##### Source material

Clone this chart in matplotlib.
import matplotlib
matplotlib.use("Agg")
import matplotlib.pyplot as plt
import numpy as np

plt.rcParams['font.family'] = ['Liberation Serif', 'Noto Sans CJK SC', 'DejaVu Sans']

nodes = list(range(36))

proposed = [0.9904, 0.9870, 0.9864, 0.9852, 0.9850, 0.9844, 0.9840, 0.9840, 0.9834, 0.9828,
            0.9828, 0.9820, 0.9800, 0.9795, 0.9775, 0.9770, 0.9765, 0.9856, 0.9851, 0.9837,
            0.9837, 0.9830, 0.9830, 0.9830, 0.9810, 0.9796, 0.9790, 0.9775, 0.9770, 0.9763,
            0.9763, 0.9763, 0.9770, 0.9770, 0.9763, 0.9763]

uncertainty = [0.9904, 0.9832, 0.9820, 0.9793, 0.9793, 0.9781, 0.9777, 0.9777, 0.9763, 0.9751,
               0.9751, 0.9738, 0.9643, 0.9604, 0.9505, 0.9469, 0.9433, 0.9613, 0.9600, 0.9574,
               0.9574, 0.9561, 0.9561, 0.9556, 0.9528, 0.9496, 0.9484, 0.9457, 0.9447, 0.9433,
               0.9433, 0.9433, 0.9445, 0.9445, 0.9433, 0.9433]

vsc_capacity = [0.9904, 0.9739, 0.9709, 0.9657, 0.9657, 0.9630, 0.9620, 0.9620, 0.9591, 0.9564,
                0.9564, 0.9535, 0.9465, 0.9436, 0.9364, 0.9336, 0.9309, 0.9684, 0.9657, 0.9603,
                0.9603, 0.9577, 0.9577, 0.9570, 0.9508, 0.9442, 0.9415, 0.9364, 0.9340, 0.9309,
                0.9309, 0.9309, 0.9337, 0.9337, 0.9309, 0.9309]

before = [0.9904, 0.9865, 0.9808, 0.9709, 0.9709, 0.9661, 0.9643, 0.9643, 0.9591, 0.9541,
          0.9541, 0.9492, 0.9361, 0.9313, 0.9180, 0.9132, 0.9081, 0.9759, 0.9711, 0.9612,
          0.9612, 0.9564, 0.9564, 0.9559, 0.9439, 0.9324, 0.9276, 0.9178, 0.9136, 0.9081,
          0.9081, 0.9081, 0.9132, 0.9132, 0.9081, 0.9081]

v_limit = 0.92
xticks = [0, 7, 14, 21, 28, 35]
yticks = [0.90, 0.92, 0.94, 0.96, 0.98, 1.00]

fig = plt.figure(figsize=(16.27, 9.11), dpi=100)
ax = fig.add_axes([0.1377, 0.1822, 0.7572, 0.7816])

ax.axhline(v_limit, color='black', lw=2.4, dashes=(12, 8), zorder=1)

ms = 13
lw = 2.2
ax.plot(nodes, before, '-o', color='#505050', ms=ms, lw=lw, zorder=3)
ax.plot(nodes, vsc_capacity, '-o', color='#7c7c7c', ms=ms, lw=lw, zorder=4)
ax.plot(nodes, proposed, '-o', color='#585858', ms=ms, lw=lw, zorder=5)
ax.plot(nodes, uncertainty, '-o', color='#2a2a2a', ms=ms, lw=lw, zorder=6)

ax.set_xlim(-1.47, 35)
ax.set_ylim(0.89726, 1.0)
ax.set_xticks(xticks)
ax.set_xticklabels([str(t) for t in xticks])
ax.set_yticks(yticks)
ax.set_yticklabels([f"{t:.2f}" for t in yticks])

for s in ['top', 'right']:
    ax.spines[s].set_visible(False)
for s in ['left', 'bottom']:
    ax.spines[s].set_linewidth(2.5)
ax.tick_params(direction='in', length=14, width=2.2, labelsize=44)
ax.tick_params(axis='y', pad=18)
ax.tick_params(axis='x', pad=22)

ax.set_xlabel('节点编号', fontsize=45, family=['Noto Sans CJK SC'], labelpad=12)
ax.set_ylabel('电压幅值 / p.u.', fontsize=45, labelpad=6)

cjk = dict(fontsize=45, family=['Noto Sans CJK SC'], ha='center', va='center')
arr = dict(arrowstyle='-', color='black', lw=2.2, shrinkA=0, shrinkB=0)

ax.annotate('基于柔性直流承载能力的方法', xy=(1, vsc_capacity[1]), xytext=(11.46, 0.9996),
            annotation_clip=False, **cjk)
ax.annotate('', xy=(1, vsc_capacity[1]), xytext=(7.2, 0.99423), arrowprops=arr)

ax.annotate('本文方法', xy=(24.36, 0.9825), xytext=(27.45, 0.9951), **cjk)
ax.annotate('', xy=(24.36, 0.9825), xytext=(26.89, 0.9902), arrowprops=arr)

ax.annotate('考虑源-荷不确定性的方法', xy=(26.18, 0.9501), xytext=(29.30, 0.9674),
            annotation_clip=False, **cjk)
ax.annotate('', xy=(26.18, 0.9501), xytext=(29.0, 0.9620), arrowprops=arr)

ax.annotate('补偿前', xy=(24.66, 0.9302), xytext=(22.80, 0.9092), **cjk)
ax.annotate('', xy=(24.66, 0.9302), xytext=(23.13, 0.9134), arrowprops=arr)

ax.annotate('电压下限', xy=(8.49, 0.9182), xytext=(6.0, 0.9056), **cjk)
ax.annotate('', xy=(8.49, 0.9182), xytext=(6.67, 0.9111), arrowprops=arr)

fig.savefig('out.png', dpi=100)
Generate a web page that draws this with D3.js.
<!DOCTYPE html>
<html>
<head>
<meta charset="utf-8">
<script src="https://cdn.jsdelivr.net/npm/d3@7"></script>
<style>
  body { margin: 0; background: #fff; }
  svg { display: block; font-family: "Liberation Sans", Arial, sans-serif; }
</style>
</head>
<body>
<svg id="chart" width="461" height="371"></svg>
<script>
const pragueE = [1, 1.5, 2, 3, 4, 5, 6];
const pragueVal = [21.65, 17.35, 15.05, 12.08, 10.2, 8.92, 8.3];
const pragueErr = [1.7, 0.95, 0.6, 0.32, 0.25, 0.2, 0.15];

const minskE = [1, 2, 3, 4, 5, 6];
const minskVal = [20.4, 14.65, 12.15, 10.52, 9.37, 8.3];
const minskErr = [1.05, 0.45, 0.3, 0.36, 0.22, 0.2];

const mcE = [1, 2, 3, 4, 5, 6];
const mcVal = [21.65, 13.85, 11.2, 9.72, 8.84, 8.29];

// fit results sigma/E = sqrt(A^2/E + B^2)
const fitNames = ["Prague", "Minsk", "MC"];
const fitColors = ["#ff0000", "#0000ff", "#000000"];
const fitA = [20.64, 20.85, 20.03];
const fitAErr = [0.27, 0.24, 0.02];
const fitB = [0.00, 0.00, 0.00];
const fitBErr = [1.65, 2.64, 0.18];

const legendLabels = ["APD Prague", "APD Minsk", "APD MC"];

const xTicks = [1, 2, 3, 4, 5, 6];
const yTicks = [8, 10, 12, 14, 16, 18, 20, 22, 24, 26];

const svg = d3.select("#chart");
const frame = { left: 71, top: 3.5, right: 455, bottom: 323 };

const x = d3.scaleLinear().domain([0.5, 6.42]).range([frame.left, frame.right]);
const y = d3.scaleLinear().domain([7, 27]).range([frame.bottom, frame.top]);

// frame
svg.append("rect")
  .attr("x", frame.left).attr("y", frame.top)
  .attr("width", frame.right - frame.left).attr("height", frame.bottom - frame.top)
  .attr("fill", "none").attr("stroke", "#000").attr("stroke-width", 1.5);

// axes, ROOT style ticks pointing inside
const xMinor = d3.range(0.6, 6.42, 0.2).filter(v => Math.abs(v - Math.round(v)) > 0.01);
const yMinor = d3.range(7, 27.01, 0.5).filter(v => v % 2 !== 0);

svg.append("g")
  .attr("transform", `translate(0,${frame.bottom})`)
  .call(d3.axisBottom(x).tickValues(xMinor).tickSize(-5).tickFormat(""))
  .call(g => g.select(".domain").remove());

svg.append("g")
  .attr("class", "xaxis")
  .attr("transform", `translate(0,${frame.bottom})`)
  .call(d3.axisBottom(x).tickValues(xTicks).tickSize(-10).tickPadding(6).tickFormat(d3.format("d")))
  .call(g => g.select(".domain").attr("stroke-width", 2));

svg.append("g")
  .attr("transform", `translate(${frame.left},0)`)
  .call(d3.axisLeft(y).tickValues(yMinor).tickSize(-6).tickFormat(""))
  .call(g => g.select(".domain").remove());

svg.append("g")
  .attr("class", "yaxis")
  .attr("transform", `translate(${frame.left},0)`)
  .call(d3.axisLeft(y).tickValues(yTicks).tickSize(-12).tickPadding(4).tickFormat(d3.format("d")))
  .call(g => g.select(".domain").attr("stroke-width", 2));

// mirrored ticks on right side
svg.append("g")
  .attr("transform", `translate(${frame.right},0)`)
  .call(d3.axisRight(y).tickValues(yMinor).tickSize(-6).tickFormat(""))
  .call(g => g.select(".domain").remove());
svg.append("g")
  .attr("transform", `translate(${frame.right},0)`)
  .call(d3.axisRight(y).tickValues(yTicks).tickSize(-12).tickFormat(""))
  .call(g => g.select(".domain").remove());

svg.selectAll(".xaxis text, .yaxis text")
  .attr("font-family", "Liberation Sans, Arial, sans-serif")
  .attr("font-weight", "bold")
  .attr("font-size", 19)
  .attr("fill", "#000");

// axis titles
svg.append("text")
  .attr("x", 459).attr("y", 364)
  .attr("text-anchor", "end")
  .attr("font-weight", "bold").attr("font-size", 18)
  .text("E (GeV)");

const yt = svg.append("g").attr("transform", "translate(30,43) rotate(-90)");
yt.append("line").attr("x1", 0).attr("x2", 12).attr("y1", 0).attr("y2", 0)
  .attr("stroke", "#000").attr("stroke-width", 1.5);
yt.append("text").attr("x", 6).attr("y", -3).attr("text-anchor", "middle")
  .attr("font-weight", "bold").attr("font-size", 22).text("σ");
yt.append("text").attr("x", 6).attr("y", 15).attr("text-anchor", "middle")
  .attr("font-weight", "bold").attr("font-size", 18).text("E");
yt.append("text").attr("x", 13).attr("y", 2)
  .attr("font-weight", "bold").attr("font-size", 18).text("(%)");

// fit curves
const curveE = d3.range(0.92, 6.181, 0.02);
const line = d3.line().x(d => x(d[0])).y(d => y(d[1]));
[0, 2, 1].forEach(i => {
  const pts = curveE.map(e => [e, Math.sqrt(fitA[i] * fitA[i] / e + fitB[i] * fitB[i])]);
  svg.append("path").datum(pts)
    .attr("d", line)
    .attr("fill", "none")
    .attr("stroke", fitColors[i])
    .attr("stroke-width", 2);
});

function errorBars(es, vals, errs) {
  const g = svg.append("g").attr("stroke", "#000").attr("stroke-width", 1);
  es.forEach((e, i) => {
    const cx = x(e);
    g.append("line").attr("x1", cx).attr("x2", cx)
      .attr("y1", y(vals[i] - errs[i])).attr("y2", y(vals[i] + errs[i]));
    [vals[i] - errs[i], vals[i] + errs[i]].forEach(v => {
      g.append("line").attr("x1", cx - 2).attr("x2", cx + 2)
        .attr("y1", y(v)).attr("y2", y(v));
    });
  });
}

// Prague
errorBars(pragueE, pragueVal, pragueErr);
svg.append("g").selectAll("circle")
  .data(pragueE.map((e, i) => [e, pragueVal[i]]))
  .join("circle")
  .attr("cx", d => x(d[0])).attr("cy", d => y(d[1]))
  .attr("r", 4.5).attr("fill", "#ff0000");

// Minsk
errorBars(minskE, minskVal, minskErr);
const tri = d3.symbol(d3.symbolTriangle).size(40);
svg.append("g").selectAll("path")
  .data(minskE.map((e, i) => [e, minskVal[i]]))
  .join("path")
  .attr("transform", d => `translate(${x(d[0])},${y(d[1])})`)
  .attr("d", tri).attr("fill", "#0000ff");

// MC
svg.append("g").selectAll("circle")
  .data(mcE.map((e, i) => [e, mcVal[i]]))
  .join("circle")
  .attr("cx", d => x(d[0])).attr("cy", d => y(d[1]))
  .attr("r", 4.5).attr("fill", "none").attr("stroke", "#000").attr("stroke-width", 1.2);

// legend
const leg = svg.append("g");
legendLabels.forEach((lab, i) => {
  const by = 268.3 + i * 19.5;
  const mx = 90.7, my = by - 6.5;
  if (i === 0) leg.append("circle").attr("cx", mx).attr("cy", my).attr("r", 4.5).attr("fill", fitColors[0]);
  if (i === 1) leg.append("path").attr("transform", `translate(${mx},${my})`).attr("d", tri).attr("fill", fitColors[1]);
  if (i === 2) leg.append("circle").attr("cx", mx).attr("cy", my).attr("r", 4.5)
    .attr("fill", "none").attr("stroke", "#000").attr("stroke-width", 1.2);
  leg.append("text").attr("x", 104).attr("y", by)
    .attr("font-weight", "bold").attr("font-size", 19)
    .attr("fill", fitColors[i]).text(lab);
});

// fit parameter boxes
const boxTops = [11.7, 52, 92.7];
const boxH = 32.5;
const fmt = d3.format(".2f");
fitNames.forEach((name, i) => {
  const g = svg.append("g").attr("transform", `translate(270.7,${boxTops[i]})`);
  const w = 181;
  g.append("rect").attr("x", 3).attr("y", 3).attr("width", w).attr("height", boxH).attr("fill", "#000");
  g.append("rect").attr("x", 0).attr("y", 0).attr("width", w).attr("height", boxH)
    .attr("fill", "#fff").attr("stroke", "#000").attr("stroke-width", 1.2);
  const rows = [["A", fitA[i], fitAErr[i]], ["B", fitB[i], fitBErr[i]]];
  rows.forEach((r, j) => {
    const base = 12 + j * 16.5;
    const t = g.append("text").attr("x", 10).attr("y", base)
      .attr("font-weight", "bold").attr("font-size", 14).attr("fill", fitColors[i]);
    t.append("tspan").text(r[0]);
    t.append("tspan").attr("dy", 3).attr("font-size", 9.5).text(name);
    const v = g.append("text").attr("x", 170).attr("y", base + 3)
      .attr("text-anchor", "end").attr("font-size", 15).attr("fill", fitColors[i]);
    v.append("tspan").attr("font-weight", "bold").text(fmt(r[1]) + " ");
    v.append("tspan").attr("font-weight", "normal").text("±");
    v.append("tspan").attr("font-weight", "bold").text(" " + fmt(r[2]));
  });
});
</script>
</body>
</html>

##########

From the first line of the data through the line with "nodes = list(range(36))", quote each line exactly and add nothing else.

Clone this chart in matplotlib.
import matplotlib
matplotlib.use("Agg")
import matplotlib.pyplot as plt
import numpy as np

plt.rcParams['font.family'] = ['Liberation Serif', 'Noto Sans CJK SC', 'DejaVu Sans']

nodes = list(range(36))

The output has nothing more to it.